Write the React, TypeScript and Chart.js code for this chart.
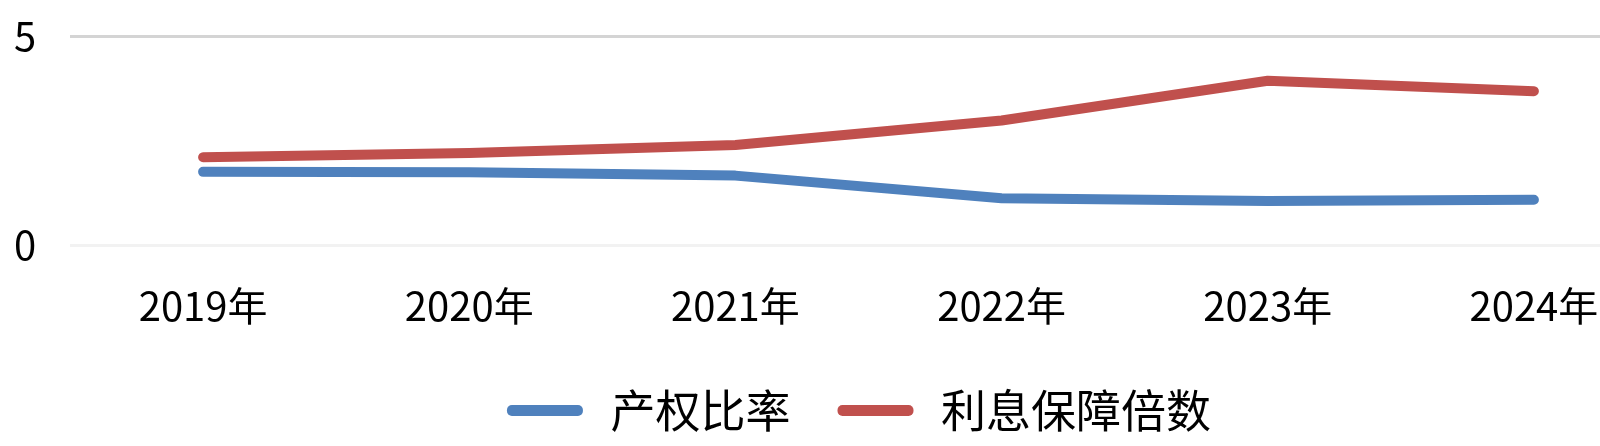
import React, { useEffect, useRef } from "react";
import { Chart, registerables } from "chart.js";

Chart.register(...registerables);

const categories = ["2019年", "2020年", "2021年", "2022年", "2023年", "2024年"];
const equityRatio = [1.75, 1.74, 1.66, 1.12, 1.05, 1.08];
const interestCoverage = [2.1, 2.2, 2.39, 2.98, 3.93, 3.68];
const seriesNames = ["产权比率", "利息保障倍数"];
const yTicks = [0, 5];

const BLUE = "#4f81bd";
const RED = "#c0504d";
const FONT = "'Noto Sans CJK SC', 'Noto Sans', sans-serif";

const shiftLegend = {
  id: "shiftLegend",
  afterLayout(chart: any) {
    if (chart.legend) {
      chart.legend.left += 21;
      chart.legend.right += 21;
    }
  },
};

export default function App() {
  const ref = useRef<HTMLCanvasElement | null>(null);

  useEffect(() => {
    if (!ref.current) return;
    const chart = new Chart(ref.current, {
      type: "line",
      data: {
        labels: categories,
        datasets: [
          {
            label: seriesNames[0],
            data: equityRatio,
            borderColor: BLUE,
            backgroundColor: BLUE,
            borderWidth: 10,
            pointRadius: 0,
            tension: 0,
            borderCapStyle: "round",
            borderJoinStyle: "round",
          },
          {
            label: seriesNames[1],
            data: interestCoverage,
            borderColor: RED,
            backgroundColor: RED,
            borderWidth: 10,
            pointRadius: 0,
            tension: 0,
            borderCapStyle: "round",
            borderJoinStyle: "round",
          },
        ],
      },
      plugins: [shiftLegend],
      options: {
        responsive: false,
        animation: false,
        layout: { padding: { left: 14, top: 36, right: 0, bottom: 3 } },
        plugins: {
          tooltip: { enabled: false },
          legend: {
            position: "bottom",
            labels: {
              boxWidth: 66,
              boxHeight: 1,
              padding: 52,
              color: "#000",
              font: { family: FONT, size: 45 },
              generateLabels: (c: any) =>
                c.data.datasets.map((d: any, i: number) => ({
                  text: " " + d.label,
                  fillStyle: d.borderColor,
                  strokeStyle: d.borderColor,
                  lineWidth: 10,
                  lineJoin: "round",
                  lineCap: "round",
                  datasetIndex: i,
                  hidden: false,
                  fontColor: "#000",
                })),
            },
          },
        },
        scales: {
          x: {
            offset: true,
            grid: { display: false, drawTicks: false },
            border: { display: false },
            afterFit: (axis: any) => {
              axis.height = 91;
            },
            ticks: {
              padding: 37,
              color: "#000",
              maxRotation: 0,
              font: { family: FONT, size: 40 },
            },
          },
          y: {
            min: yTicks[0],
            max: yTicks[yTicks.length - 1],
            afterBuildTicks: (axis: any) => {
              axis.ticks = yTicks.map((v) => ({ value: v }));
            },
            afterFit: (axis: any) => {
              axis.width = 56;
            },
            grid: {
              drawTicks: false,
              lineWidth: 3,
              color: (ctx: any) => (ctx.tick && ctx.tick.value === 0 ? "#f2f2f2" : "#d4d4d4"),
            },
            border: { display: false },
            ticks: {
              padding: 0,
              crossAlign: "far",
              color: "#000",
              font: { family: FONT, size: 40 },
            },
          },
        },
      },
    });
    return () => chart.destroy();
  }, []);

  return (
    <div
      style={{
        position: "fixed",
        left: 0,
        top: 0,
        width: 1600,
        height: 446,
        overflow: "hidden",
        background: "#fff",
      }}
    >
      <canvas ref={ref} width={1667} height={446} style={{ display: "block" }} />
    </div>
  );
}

┄┄┄┄┄┄┄┄┄┄

--- GIVEN INSTRUCTION ---
Leave out any pictures and return exactly the lines from the beginning of the data through the line with "const ref = useRef<HTMLCanvasElement", inclusive.

--- RESPONSE TO THIS EXERCISE ---
Write the React, TypeScript and Chart.js code for this chart.
import React, { useEffect, useRef } from "react";
import { Chart, registerables } from "chart.js";

Chart.register(...registerables);

const categories = ["2019年", "2020年", "2021年", "2022年", "2023年", "2024年"];
const equityRatio = [1.75, 1.74, 1.66, 1.12, 1.05, 1.08];
const interestCoverage = [2.1, 2.2, 2.39, 2.98, 3.93, 3.68];
const seriesNames = ["产权比率", "利息保障倍数"];
const yTicks = [0, 5];

const BLUE = "#4f81bd";
const RED = "#c0504d";
const FONT = "'Noto Sans CJK SC', 'Noto Sans', sans-serif";

const shiftLegend = {
  id: "shiftLegend",
  afterLayout(chart: any) {
    if (chart.legend) {
      chart.legend.left += 21;
      chart.legend.right += 21;
    }
  },
};

export default function App() {
  const ref = useRef<HTMLCanvasElement | null>(null);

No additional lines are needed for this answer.